== INFORMATION SUPPLIED ==
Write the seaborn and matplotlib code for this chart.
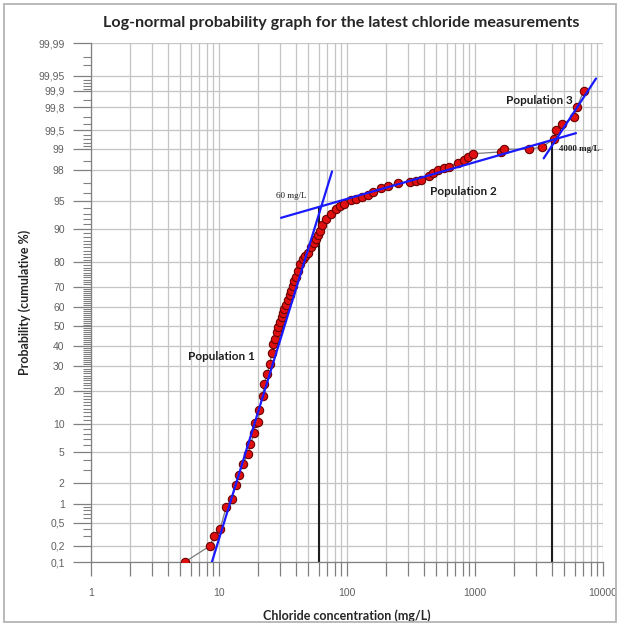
import numpy as np
import pandas as pd
import matplotlib
matplotlib.use("Agg")
import matplotlib.pyplot as plt
import seaborn as sns
from statistics import NormalDist
from matplotlib.patches import Rectangle
from matplotlib.ticker import FixedLocator, FixedFormatter, NullFormatter

# Chloride concentrations (mg/L) and their cumulative probability (%)
chloride = [5.4, 8.5, 9.2, 10.2, 11.4, 12.6, 13.6, 14.3, 15.4, 16.9,
            17.6, 18.9, 19.0, 20.3, 20.6, 21.9, 22.6, 23.7, 25.0, 25.8,
            26.6, 27.5, 28.4, 29.1, 30.0, 30.9, 31.8, 32.4, 33.4, 34.4,
            35.6, 36.5, 37.8, 38.7, 40.0, 41.7, 43.2, 45.1, 47.0, 49.3,
            52.3, 54.9, 57.3, 59.7, 61.0, 63.4, 68.5, 75.0, 82.0, 88.7,
            95.3, 107, 117, 130, 145, 159, 184, 210, 249, 312,
            346, 378, 440, 467, 511, 576, 630, 732, 825, 877,
            970, 1596, 1694, 2656, 3319, 4120, 4295, 4757, 5970, 6266,
            7060]
cum_pct = [0.1, 0.2, 0.3, 0.4, 0.9, 1.2, 1.9, 2.6, 3.6, 4.7,
           6.2, 8.1, 10.3, 10.5, 13.8, 18.1, 22.6, 26.5, 31.2, 36.5,
           41.0, 43.6, 47.0, 49.6, 52.2, 54.8, 57.1, 59.1, 61.3, 63.8,
           66.2, 68.1, 70.4, 72.3, 74.0, 76.8, 79.4, 81.2, 82.3, 83.4,
           85.0, 86.2, 87.4, 88.6, 89.6, 90.9, 92.1, 93.0, 93.8, 94.3,
           94.6, 95.1, 95.3, 95.5, 95.8, 96.1, 96.5, 96.7, 97.0, 97.1,
           97.2, 97.3, 97.6, 97.8, 98.0, 98.1, 98.2, 98.4, 98.55, 98.7,
           98.83, 98.9, 99.0, 99.0, 99.07, 99.3, 99.5, 99.6, 99.7, 99.8,
           99.9]

# Straight-line fits for the three populations (end points)
pop1_x = [8.8, 76.4]
pop1_p = [0.1, 97.9]
pop2_x = [30.5, 6150]
pop2_p = [92.3, 99.44]
pop3_x = [3440, 8820]
pop3_p = [98.63, 99.943]

# Population thresholds
threshold_x = [60, 4000]
threshold_top = [94.0, 99.25]

y_ticks = [0.1, 0.2, 0.5, 1, 2, 5, 10, 20, 30, 40, 50, 60, 70, 80, 90,
           95, 98, 99, 99.5, 99.8, 99.9, 99.95, 99.99]
y_tick_labels = [f"{v:g}".replace(".", ",") for v in y_ticks]
y_minor = ([0.3, 0.4, 0.6, 0.7, 0.8, 0.9, 3, 4, 6, 7, 8, 9]
           + list(range(11, 90))
           + [91, 92, 93, 94, 96, 97, 98.5, 99.1, 99.2, 99.3, 99.4,
              99.6, 99.7, 99.85, 99.91, 99.92, 99.93, 99.94, 99.97, 99.98])
x_ticks = [1, 10, 100, 1000, 10000]
x_tick_labels = ["1", "10", "100", "1000", "10000"]

sns.set_style("white")
plt.rcParams["font.family"] = ["Liberation Sans", "DejaVu Sans"]

fig = plt.figure(figsize=(6.2, 6.26), dpi=100)
ax = fig.add_axes([0.1468, 0.1022, 0.8258, 0.8291])

df = pd.DataFrame({"chloride": chloride, "pct": cum_pct})

# grey connecting line through the measurements, then the points
sns.lineplot(data=df, x="chloride", y="pct", sort=False, estimator=None,
             color="#7a7a7a", linewidth=0.9, ax=ax, zorder=3)

for xs, ps in [(pop1_x, pop1_p), (pop2_x, pop2_p), (pop3_x, pop3_p)]:
    sns.lineplot(x=xs, y=ps, sort=False, estimator=None, color="#1a1aff",
                 linewidth=1.6, ax=ax, zorder=5)

for xv, top in zip(threshold_x, threshold_top):
    ax.plot([xv, xv], [0.1, top], color="#1e1e1e", linewidth=1.5, zorder=2)

sns.scatterplot(data=df, x="chloride", y="pct", s=36, color="#e01010",
                edgecolor="#6a0000", linewidth=0.8, ax=ax, zorder=4)

# probability (normal quantile) scale for the y axis
_nd = NormalDist()
_inv_cdf = np.vectorize(_nd.inv_cdf, otypes=[float])
_cdf = np.vectorize(_nd.cdf, otypes=[float])


def _forward(p):
    p = np.clip(np.asarray(p, dtype=float) / 100.0, 1e-9, 1 - 1e-9)
    return _inv_cdf(p)


def _inverse(z):
    return _cdf(np.asarray(z, dtype=float)) * 100.0


ax.set_xscale("log")
ax.set_yscale("function", functions=(_forward, _inverse))
ax.set_xlim(1, 10000)
ax.set_ylim(0.1, 99.99)

ax.yaxis.set_major_locator(FixedLocator(y_ticks))
ax.yaxis.set_major_formatter(FixedFormatter(y_tick_labels))
ax.yaxis.set_minor_locator(FixedLocator(y_minor))
ax.yaxis.set_minor_formatter(NullFormatter())
ax.xaxis.set_major_locator(FixedLocator(x_ticks))
ax.xaxis.set_major_formatter(FixedFormatter(x_tick_labels))
x_minor = [m * 10 ** d for d in range(4) for m in range(2, 10)]
ax.xaxis.set_minor_locator(FixedLocator(x_minor))
ax.xaxis.set_minor_formatter(NullFormatter())

grid_kw = dict(color="#c4c4c4", linewidth=0.9, zorder=0)
ax.grid(True, which="both", axis="x", **grid_kw)
ax.grid(True, which="major", axis="y", **grid_kw)
ax.set_axisbelow(True)

ax.tick_params(axis="y", which="both", left=True)
ax.tick_params(axis="x", which="both", bottom=True)
ax.tick_params(axis="y", which="major", direction="out", length=13,
               width=0.9, color="#808080", labelsize=7.5,
               labelcolor="#606060", pad=6)
ax.tick_params(axis="y", which="minor", direction="out", length=6,
               width=0.8, color="#808080")
ax.tick_params(axis="x", which="both", direction="out", length=10,
               width=0.9, color="#808080", labelsize=7.5,
               labelcolor="#606060", pad=9)

for side in ["left", "bottom"]:
    ax.spines[side].set_color("#808080")
    ax.spines[side].set_linewidth(0.9)
for side in ["top", "right"]:
    ax.spines[side].set_visible(False)

ax.set_xlabel("Chloride concentration (mg/L)", fontsize=9,
              fontweight="bold", family=["Lato", "DejaVu Sans"], labelpad=8)
ax.set_ylabel("Probability (cumulative %)", fontsize=9,
              fontweight="bold", family=["Lato", "DejaVu Sans"], labelpad=5)

fig.text(0.55, 0.963, "Log-normal probability graph for the latest chloride measurements",
         ha="center", va="center", fontsize=11.6, fontweight="bold",
         family=["Lato", "DejaVu Sans"])

pop_kw = dict(fontsize=8.5, fontweight="bold", color="#1e1e1e",
              family=["Lato", "DejaVu Sans"], ha="center", va="center",
              zorder=6)
ax.text(10.4, 34.7, "Population 1", **pop_kw)
ax.text(806, 96.2, "Population 2", **pop_kw)
ax.text(3162, 99.85, "Population 3", **pop_kw)

ax.text(36.5, 95.7, "60 mg/L", fontsize=6.5, family=["Liberation Serif"],
        ha="center", va="center", color="#1e1e1e", zorder=6)
ax.text(4530, 99.0, "4000 mg/L", fontsize=6.5, fontweight="bold",
        family=["Liberation Serif"], ha="left", va="center",
        color="#1e1e1e", zorder=6)

# light frame around the whole figure
fig.patches.append(Rectangle((0.007, 0.006), 0.986, 0.988,
                             transform=fig.transFigure, fill=False,
                             edgecolor="#b4b4b4", linewidth=1.3))

fig.savefig("out.png", dpi=100)
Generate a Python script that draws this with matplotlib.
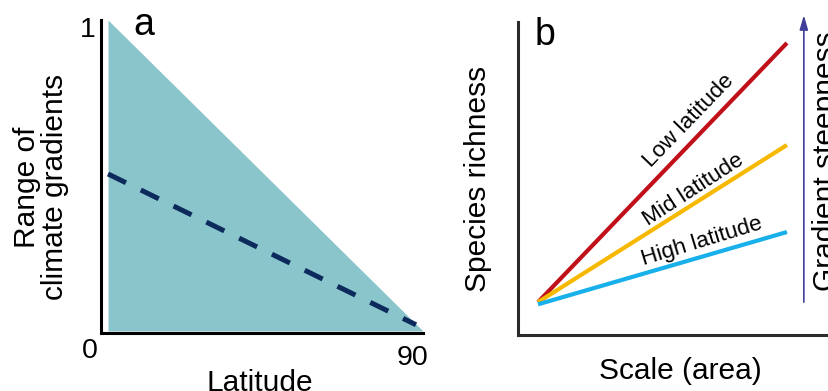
import matplotlib
matplotlib.use('Agg')
import matplotlib.pyplot as plt

plt.rcParams['font.family'] = ['Liberation Sans', 'DejaVu Sans']

# panel a: range of climate gradients vs latitude
lat = [0, 90]
grad_range = [1, 0]
lat_mean = [0, 88]
grad_mean = [0.505, 0.02]

# panel b: species richness vs scale
scale = [1, 10]
rich_low = [10.5, 93.3]
rich_mid = [10.5, 60.7]
rich_high = [9.8, 32.9]
line_names = ['Low latitude', 'Mid latitude', 'High latitude']
line_colors = ['#c0101a', '#f7b800', '#17b0ea']

W, H = 829, 391
fig = plt.figure(figsize=(W / 100, H / 100), dpi=100)


def fx(x):
    return x / W


def fy(y):
    return 1 - y / H


# ---- panel a ----
ax1 = fig.add_axes([fx(101), fy(333), 322 / W, 313 / H])
ax1.fill_between(lat, grad_range, 0, color='#8bc5cc', lw=0)
ax1.plot(lat_mean, grad_mean, color='#0c2a5c', lw=3.6, dashes=(4, 3.3))
ax1.set_xlim(-2.0, 90)
ax1.set_ylim(-0.0065, 1)
for s in ['top', 'right']:
    ax1.spines[s].set_visible(False)
for s in ['left', 'bottom']:
    ax1.spines[s].set_linewidth(2.2)
    ax1.spines[s].set_color('black')
ax1.set_xticks([])
ax1.set_yticks([])

fs = 21.5
fig.text(fx(88), fy(37), '1', fontsize=20.5, ha='center', va='baseline')
fig.text(fx(90), fy(358), '0', fontsize=20.5, ha='center', va='baseline')
fig.text(fx(412.5), fy(365), '90', fontsize=20.5, ha='center', va='baseline')
fig.text(fx(144), fy(35), 'a', fontsize=27, ha='center', va='baseline')
fig.text(fx(260), fy(369), 'Latitude', fontsize=fs, ha='center', va='top')
fig.text(fx(41), fy(187), 'Range of\nclimate gradients', fontsize=fs,
         ha='center', va='center', rotation=90, linespacing=1.0,
         multialignment='center')

# ---- panel b ----
ax2 = fig.add_axes([fx(518), fy(335), 311 / W, 313 / H])
for r, c in zip([rich_low, rich_mid, rich_high], line_colors):
    ax2.plot(scale, r, color=c, lw=3.0, solid_capstyle='butt')
ax2.set_xlim(0.277, 11.52)
ax2.set_ylim(0, 100)
for s in ['top', 'right']:
    ax2.spines[s].set_visible(False)
for s in ['left', 'bottom']:
    ax2.spines[s].set_linewidth(2.2)
    ax2.spines[s].set_color('#2b2b2b')
ax2.set_xticks([])
ax2.set_yticks([])

label_pos = [(6.457, 68.4, 46), (6.638, 46.3, 33), (6.928, 29.7, 17)]
for name, (x, y, ang) in zip(line_names, label_pos):
    ax2.text(x, y, name, fontsize=16.2, rotation=ang, rotation_mode='anchor',
             ha='center', va='center')

ax2.annotate('', xy=(10.61, 102.2), xytext=(10.61, 10.5),
             arrowprops=dict(arrowstyle='-|>,head_length=0.86,head_width=0.25',
                             color='#3f3f9a', lw=1.2, mutation_scale=10,
                             shrinkA=0, shrinkB=0),
             annotation_clip=False)
ax2.text(11.41, 13.9, 'Gradient steepness', fontsize=fs, rotation=90,
         ha='center', va='bottom', clip_on=False)

fig.text(fx(545), fy(45), 'b', fontsize=27, ha='center', va='baseline')
fig.text(fx(478), fy(179), 'Species richness', fontsize=fs, ha='center',
         va='center', rotation=90)
fig.text(fx(680), fy(357), 'Scale (area)', fontsize=fs, ha='center', va='top')

fig.savefig('out.png', dpi=100)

== TASK INSTRUCTIONS ==
Repeat, with no pictures, each line from the beginning of the data through the line containing "threshold_top = [94.0, 99.25]", inclusive.

== WRITTEN REPLY ==
Write the seaborn and matplotlib code for this chart.
import numpy as np
import pandas as pd
import matplotlib
matplotlib.use("Agg")
import matplotlib.pyplot as plt
import seaborn as sns
from statistics import NormalDist
from matplotlib.patches import Rectangle
from matplotlib.ticker import FixedLocator, FixedFormatter, NullFormatter

# Chloride concentrations (mg/L) and their cumulative probability (%)
chloride = [5.4, 8.5, 9.2, 10.2, 11.4, 12.6, 13.6, 14.3, 15.4, 16.9,
            17.6, 18.9, 19.0, 20.3, 20.6, 21.9, 22.6, 23.7, 25.0, 25.8,
            26.6, 27.5, 28.4, 29.1, 30.0, 30.9, 31.8, 32.4, 33.4, 34.4,
            35.6, 36.5, 37.8, 38.7, 40.0, 41.7, 43.2, 45.1, 47.0, 49.3,
            52.3, 54.9, 57.3, 59.7, 61.0, 63.4, 68.5, 75.0, 82.0, 88.7,
            95.3, 107, 117, 130, 145, 159, 184, 210, 249, 312,
            346, 378, 440, 467, 511, 576, 630, 732, 825, 877,
            970, 1596, 1694, 2656, 3319, 4120, 4295, 4757, 5970, 6266,
            7060]
cum_pct = [0.1, 0.2, 0.3, 0.4, 0.9, 1.2, 1.9, 2.6, 3.6, 4.7,
           6.2, 8.1, 10.3, 10.5, 13.8, 18.1, 22.6, 26.5, 31.2, 36.5,
           41.0, 43.6, 47.0, 49.6, 52.2, 54.8, 57.1, 59.1, 61.3, 63.8,
           66.2, 68.1, 70.4, 72.3, 74.0, 76.8, 79.4, 81.2, 82.3, 83.4,
           85.0, 86.2, 87.4, 88.6, 89.6, 90.9, 92.1, 93.0, 93.8, 94.3,
           94.6, 95.1, 95.3, 95.5, 95.8, 96.1, 96.5, 96.7, 97.0, 97.1,
           97.2, 97.3, 97.6, 97.8, 98.0, 98.1, 98.2, 98.4, 98.55, 98.7,
           98.83, 98.9, 99.0, 99.0, 99.07, 99.3, 99.5, 99.6, 99.7, 99.8,
           99.9]

# Straight-line fits for the three populations (end points)
pop1_x = [8.8, 76.4]
pop1_p = [0.1, 97.9]
pop2_x = [30.5, 6150]
pop2_p = [92.3, 99.44]
pop3_x = [3440, 8820]
pop3_p = [98.63, 99.943]

# Population thresholds
threshold_x = [60, 4000]
threshold_top = [94.0, 99.25]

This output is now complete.